TO BE DONE — Write out each line exactly as given. Leave the pictures out of your copy.

INFORMATION SUPPLIED —
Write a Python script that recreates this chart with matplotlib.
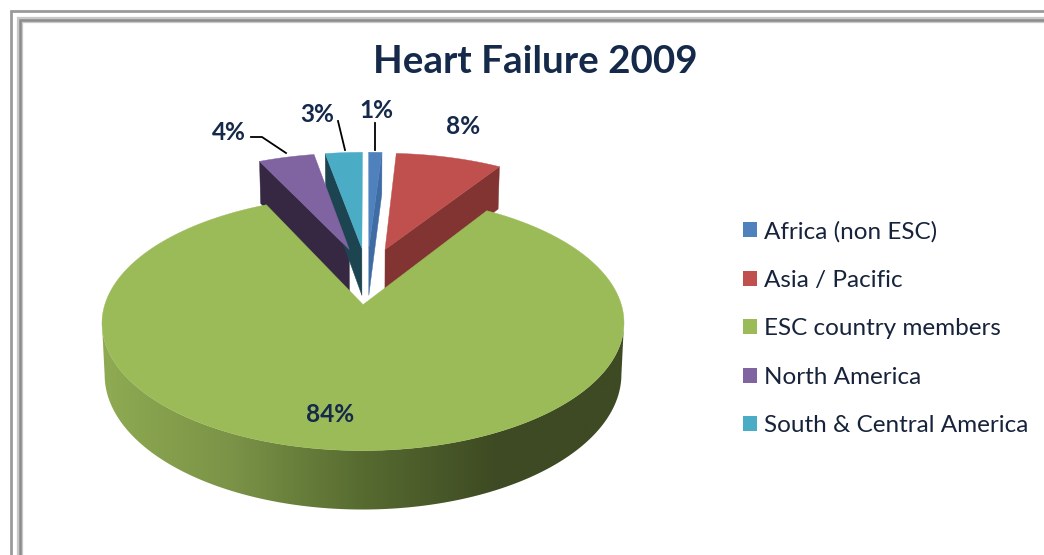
import numpy as np
from matplotlib import pyplot as plt
from matplotlib.colors import LinearSegmentedColormap
from matplotlib.lines import Line2D
from matplotlib.patches import Patch, Polygon

categories = ['Africa (non ESC)', 'Asia / Pacific', 'ESC country members', 'North America', 'South & Central America']
shares = [1, 8, 84, 4.2, 2.8]
top_colors = ['#4F81BD', '#C0504D', '#9BBB59', '#8064A2', '#4BACC6']
wall_colors = ['#3F6CA3', '#823433', '#5F7537', '#362843', '#1D4551']
share_labels = ['1%', '8%', '84%', '4%', '3%']

NAVY = '#15294A'

# camera numbers, fitted by eye against the picture
X0, Y0 = 367, 275.5
A, B = 249.5, 116.5
PERSP = 0.14
EXPLODE = 0.242
DEPTH = 48.7


def project(u, v, bottom=False):
    w = 1 + PERSP * v
    x = A * u / w
    y = Y0 - B * v / w
    if bottom:
        return X0 + x * 0.99, y + DEPTH / w
    return X0 + x, y


def rim(first, last, mid, bottom=False):
    t = np.radians(np.linspace(first, last, 400))
    m = np.radians(mid)
    return project(EXPLODE * np.sin(m) + np.sin(t), EXPLODE * np.cos(m) + np.cos(t), bottom)


def apex(mid, bottom=False):
    m = np.radians(mid)
    return project(EXPLODE * np.sin(m), EXPLODE * np.cos(m), bottom)


plt.rcParams['font.family'] = ['Lato', 'DejaVu Sans']
fig = plt.figure(figsize=(10.44, 5.55), dpi=100)
ax = fig.add_axes([0, 0, 1, 1])

# slice angles, clockwise from twelve o'clock
ends = np.cumsum(shares) / sum(shares) * 360
starts = ends - np.array(shares) / sum(shares) * 360
mids = (starts + ends) / 2

# radial walls of the small back slices, drawn from the back to the front
wall_side = {0: 'end', 1: 'end', 3: 'start', 4: 'start'}
for i in [1, 3, 4, 0]:
    mid = mids[i]
    angle = ends[i] if wall_side[i] == 'end' else starts[i]
    ax_top = apex(mid)
    ax_bot = apex(mid, True)
    rx, ry = rim(angle, angle, mid)
    bx, by = rim(angle, angle, mid, True)
    wall = [ax_top, (rx[0], ry[0]), (bx[0], by[0]), ax_bot]
    ax.add_patch(Polygon(wall, closed=True, fc=wall_colors[i], ec=wall_colors[i], lw=0.3, zorder=2))
    tx, ty = rim(starts[i], ends[i], mid)
    pts = [ax_top] + list(zip(tx, ty))
    ax.add_patch(Polygon(pts, closed=True, fc=top_colors[i], ec=top_colors[i], lw=0.3, zorder=3))

# green slice: side band between the left and right tangents, with a horizontal gradient, then the top
g = 2
tx, ty = rim(starts[g], ends[g], mids[g])
bx, by = rim(starts[g], ends[g], mids[g], True)
i_right, i_left = np.argmax(tx), np.argmin(tx)
j_right, j_left = np.argmax(bx), np.argmin(bx)
outline = list(zip(tx[i_right:i_left + 1], ty[i_right:i_left + 1]))
outline += list(zip(bx[j_right:j_left + 1][::-1], by[j_right:j_left + 1][::-1]))
side = Polygon(outline, closed=True, fc='none', ec='none', zorder=4)
ax.add_patch(side)
side_cmap = LinearSegmentedColormap.from_list('side', ['#8FAB52', '#7A9347', '#566A30', '#3E4A23', '#3E4A23'])
grad = ax.imshow(np.linspace(0, 1, 256).reshape(1, -1), cmap=side_cmap, extent=[100, 630, 520, 200],
                 aspect='auto', zorder=4)
grad.set_clip_path(side)
ax.add_patch(Polygon([apex(mids[g])] + list(zip(tx, ty)), closed=True, fc=top_colors[g], ec=top_colors[g],
                     lw=0.3, zorder=5))

# double frame round the chart
ax.plot([10.5, 10.5, 1044], [555, 11, 11], color='#9A9A9A', lw=2.0, solid_joinstyle='miter', zorder=1)
ax.plot([20, 20, 1044], [555, 20, 20], color='#C8C8C8', lw=4.5, solid_joinstyle='miter', zorder=1)
ax.plot([19.5, 19.5, 1044], [555, 19.5, 19.5], color='#8C8C8C', lw=1.8, solid_joinstyle='miter', zorder=1)

# data labels with their leader lines
label_xy = [(376, 111), (463, 127), (330, 415), (229, 132), (317, 115)]
for text, (x, y) in zip(share_labels, label_xy):
    ax.text(x, y, text, ha='center', va='center', fontsize=17.6, fontweight='bold', color=NAVY, zorder=7)
ax.add_line(Line2D([375, 375], [123, 150], color='black', lw=1.3, zorder=6))
ax.add_line(Line2D([338, 345], [121, 150], color='black', lw=1.3, zorder=6))
ax.add_line(Line2D([251, 262, 286], [137, 137, 153], color='black', lw=1.3, zorder=6))

ax.text(535, 62, 'Heart Failure 2009', ha='center', va='center', fontsize=27.7, fontweight='bold', color=NAVY)

handles = [Patch(fc=c, ec='none') for c in top_colors]
ax.legend(handles, categories, loc='upper left', bbox_to_anchor=(743 / 1044, 1 - 221 / 555), frameon=False,
          fontsize=17.5, labelcolor='#16233A', handlelength=0.58, handleheight=0.58, handletextpad=0.29,
          labelspacing=1.127, borderpad=0, borderaxespad=0)

ax.set_xlim(0, 1044)
ax.set_ylim(555, 0)
ax.axis('off')
fig.savefig('out.png', dpi=100)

TASK ANSWER —
Write a Python script that recreates this chart with matplotlib.
import numpy as np
from matplotlib import pyplot as plt
from matplotlib.colors import LinearSegmentedColormap
from matplotlib.lines import Line2D
from matplotlib.patches import Patch, Polygon

categories = ['Africa (non ESC)', 'Asia / Pacific', 'ESC country members', 'North America', 'South & Central America']
shares = [1, 8, 84, 4.2, 2.8]
top_colors = ['#4F81BD', '#C0504D', '#9BBB59', '#8064A2', '#4BACC6']
wall_colors = ['#3F6CA3', '#823433', '#5F7537', '#362843', '#1D4551']
share_labels = ['1%', '8%', '84%', '4%', '3%']

NAVY = '#15294A'

# camera numbers, fitted by eye against the picture
X0, Y0 = 367, 275.5
A, B = 249.5, 116.5
PERSP = 0.14
EXPLODE = 0.242
DEPTH = 48.7


def project(u, v, bottom=False):
    w = 1 + PERSP * v
    x = A * u / w
    y = Y0 - B * v / w
    if bottom:
        return X0 + x * 0.99, y + DEPTH / w
    return X0 + x, y


def rim(first, last, mid, bottom=False):
    t = np.radians(np.linspace(first, last, 400))
    m = np.radians(mid)
    return project(EXPLODE * np.sin(m) + np.sin(t), EXPLODE * np.cos(m) + np.cos(t), bottom)


def apex(mid, bottom=False):
    m = np.radians(mid)
    return project(EXPLODE * np.sin(m), EXPLODE * np.cos(m), bottom)


plt.rcParams['font.family'] = ['Lato', 'DejaVu Sans']
fig = plt.figure(figsize=(10.44, 5.55), dpi=100)
ax = fig.add_axes([0, 0, 1, 1])

# slice angles, clockwise from twelve o'clock
ends = np.cumsum(shares) / sum(shares) * 360
starts = ends - np.array(shares) / sum(shares) * 360
mids = (starts + ends) / 2

# radial walls of the small back slices, drawn from the back to the front
wall_side = {0: 'end', 1: 'end', 3: 'start', 4: 'start'}
for i in [1, 3, 4, 0]:
    mid = mids[i]
    angle = ends[i] if wall_side[i] == 'end' else starts[i]
    ax_top = apex(mid)
    ax_bot = apex(mid, True)
    rx, ry = rim(angle, angle, mid)
    bx, by = rim(angle, angle, mid, True)
    wall = [ax_top, (rx[0], ry[0]), (bx[0], by[0]), ax_bot]
    ax.add_patch(Polygon(wall, closed=True, fc=wall_colors[i], ec=wall_colors[i], lw=0.3, zorder=2))
    tx, ty = rim(starts[i], ends[i], mid)
    pts = [ax_top] + list(zip(tx, ty))
    ax.add_patch(Polygon(pts, closed=True, fc=top_colors[i], ec=top_colors[i], lw=0.3, zorder=3))

# green slice: side band between the left and right tangents, with a horizontal gradient, then the top
g = 2
tx, ty = rim(starts[g], ends[g], mids[g])
bx, by = rim(starts[g], ends[g], mids[g], True)
i_right, i_left = np.argmax(tx), np.argmin(tx)
j_right, j_left = np.argmax(bx), np.argmin(bx)
outline = list(zip(tx[i_right:i_left + 1], ty[i_right:i_left + 1]))
outline += list(zip(bx[j_right:j_left + 1][::-1], by[j_right:j_left + 1][::-1]))
side = Polygon(outline, closed=True, fc='none', ec='none', zorder=4)
ax.add_patch(side)
side_cmap = LinearSegmentedColormap.from_list('side', ['#8FAB52', '#7A9347', '#566A30', '#3E4A23', '#3E4A23'])
grad = ax.imshow(np.linspace(0, 1, 256).reshape(1, -1), cmap=side_cmap, extent=[100, 630, 520, 200],
                 aspect='auto', zorder=4)
grad.set_clip_path(side)
ax.add_patch(Polygon([apex(mids[g])] + list(zip(tx, ty)), closed=True, fc=top_colors[g], ec=top_colors[g],
                     lw=0.3, zorder=5))

# double frame round the chart
ax.plot([10.5, 10.5, 1044], [555, 11, 11], color='#9A9A9A', lw=2.0, solid_joinstyle='miter', zorder=1)
ax.plot([20, 20, 1044], [555, 20, 20], color='#C8C8C8', lw=4.5, solid_joinstyle='miter', zorder=1)
ax.plot([19.5, 19.5, 1044], [555, 19.5, 19.5], color='#8C8C8C', lw=1.8, solid_joinstyle='miter', zorder=1)

# data labels with their leader lines
label_xy = [(376, 111), (463, 127), (330, 415), (229, 132), (317, 115)]
for text, (x, y) in zip(share_labels, label_xy):
    ax.text(x, y, text, ha='center', va='center', fontsize=17.6, fontweight='bold', color=NAVY, zorder=7)
ax.add_line(Line2D([375, 375], [123, 150], color='black', lw=1.3, zorder=6))
ax.add_line(Line2D([338, 345], [121, 150], color='black', lw=1.3, zorder=6))
ax.add_line(Line2D([251, 262, 286], [137, 137, 153], color='black', lw=1.3, zorder=6))

ax.text(535, 62, 'Heart Failure 2009', ha='center', va='center', fontsize=27.7, fontweight='bold', color=NAVY)

handles = [Patch(fc=c, ec='none') for c in top_colors]
ax.legend(handles, categories, loc='upper left', bbox_to_anchor=(743 / 1044, 1 - 221 / 555), frameon=False,
          fontsize=17.5, labelcolor='#16233A', handlelength=0.58, handleheight=0.58, handletextpad=0.29,
          labelspacing=1.127, borderpad=0, borderaxespad=0)

ax.set_xlim(0, 1044)
ax.set_ylim(555, 0)
ax.axis('off')
fig.savefig('out.png', dpi=100)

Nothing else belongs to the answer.